As I licked the peanut-curry sauce from the corner of my lip and felt the first hints of bloating and regret, I realized I should probably make some changes. Committing to a 5k seemed like a good first step.

“Yeah, I want to get a team of girls together. We can t-shirts printed and maybe get some sponsors,” Kaleigh said. “My one friend said she’d only do it if she got to wear a tutu, so I guess we’re wearing tutus and t-shirts.”

“I’m in.”

To convince me, all she really had to say was: “Hey, wanna run three miles in a tutu?”

And my response would have been: “Hell yes I do!”

Later that night, I got into bed with my Kindle and began planning my 5k the way most runners probably do: by creating a Pinterest board. I found an 8 week training program, added the schedule to my calendar, and got my gym bag together for Monday.

I did the first day of the program last night – run for five  minutes, walk for one, repeat five times. By the time I was done with that, I was at about 3.6k and I was curious to see how long it would take me to do 5k so I just finished it. I say “just finished it” like I wasn’t dying and extremely aware of the blister growing on my left instep. It took me just over 42 minutes to do 5k. 
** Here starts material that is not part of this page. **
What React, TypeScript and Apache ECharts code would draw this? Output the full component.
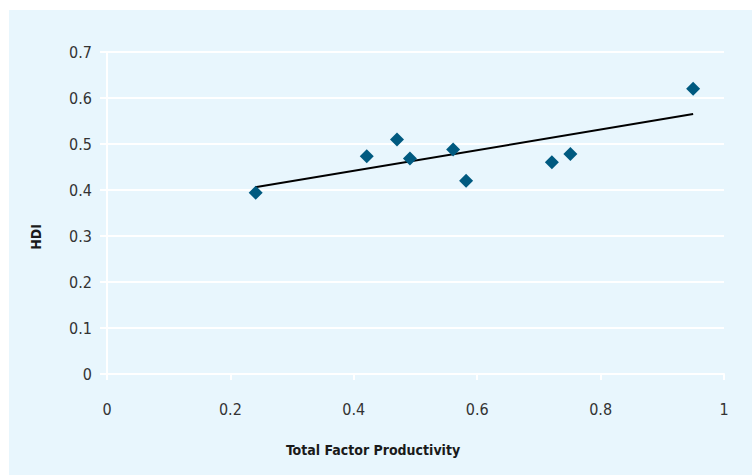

I know it’s not terrible, but it’s not great either. I’m having a hard time not comparing it to my older brother’s 5ks from high school. Corey is a natural-born runner. Even while eating fast food several times a week, he’s able to maintain roughly three ounces of fat on his body. Jerk. Supposedly, he went to his first cross country practice in high school, ran eight miles and was one of the first kids to finish. This is a kid whose only previous athletic experience was shooting hoops in the driveway. Anyway, my base time (42:20, we’ll say) is twice his time.

I realize that this is a process though, so I wasn’t expecting to run like a Nigerian off the bat. I am, after all, a blogger/reader/violinist. We’re not known for our agility. I’ll shoot for doing a 5k every Monday and I’ll keep you posted on my times. I’m giving you permission to bug me about it by whatever means necessary if you suspect I’m slacking.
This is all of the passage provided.